The first big discrepancy I noticed between the two graduations was time and numbers. My granddaughter’s ceremony spent most of the time passing out diplomas and not so much listening to deadly oratory. With 450 seniors to honor and bestow, nobody cared much for a lecture on timely prudence, noble ambition or squandered opportunity. The next thing to jog my moment was the  crowd ‘crush’ that oozed out of the soccer stadium and toward the parking lot. Finding your graduate in the crowd was made easy with smart phone & GPS but it was still a lot of strangers in cramped touchy-feely space. What kept the ‘crush’ in proper character was the excitement of so many new graduates, all searching for best friends and favorite people to capture perfectly posed selfies. ‘Excitement’ is the best word, the catalyst for a bittersweet, last time they would all be together. For me, graduation has always been a déjà vu thing. I spent 35 years in the business and the end of the school year is like reaching the next landing on a long staircase, a brief respite to savor something you’ve come to love and then let it go. Soon enough a new group of seniors will inherit their own mantle, grow up in spite of themselves and dance together again for the last time. 
As a long suffering contributor to my own class newsletter I am afraid that genuine excitement we generated so many years ago has worn thin. My classmates from 1957 have been preoccupied with their own reality Netflix series, one that won’t run out of episodes until none of us are left. Age has a way of letting the air out of your ballon. Abraham Lincoln said, “People are about as happy as they choose to be.” I’ve been choosing 8’s all along and it works but 9's and 10's are out of the question. Now that I have a few spare dollars, sky diving has lost its allure and my eyesight does not allow for tying my own fishing lures. Nearly half of my graduating class has passed on and they’re not coming back. The ones who still want to restore 1967 and 1985, the good old days when the world was a better place: I hate to spoil that myth but we were young then and that was what made it good. We can rub shoulders now and be friends but what they believe, about who takes credit and who takes the blame is about them and I don’t want to trade places with any of them.  
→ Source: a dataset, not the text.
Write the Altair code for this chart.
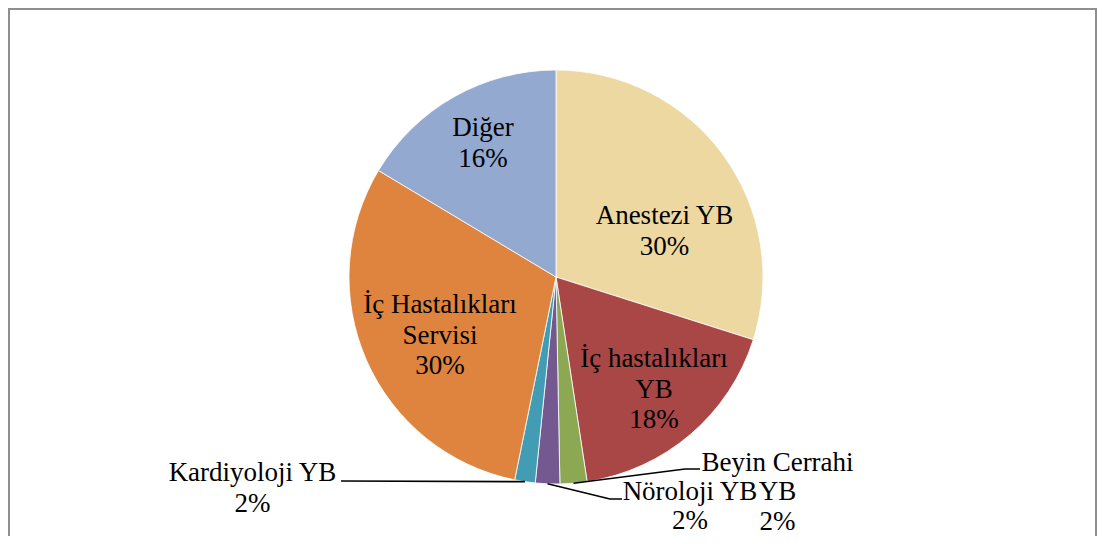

I have another granddaughter who will graduate in two years. She is a sweetheart too and I will be in the soccer stadium again for her outrageous selfies, throwing hats in the air and proud parents looking for the car in the super-size parking lot. George Bernard Shaw (Irish Playwright) said, more or less; The most wonderful thing in life is youth and it’s a shame that it is wasted on the young. I think otherwise. If our journey had been charted with Shaw’s experience and hindsight then our lives might be as dull and lackluster as his comment. I will keep writing for my class’s newsletter; nobody else wants to send in selfies. I never heard of George Bernard Shaw before college; must have left him there as I haven’t thought about him since. The beauty of old age is that we are still here and I am still sitting on an (8). The truth after 66 years is that maturity loses its edge and  that 'Wisdom' is a moving target.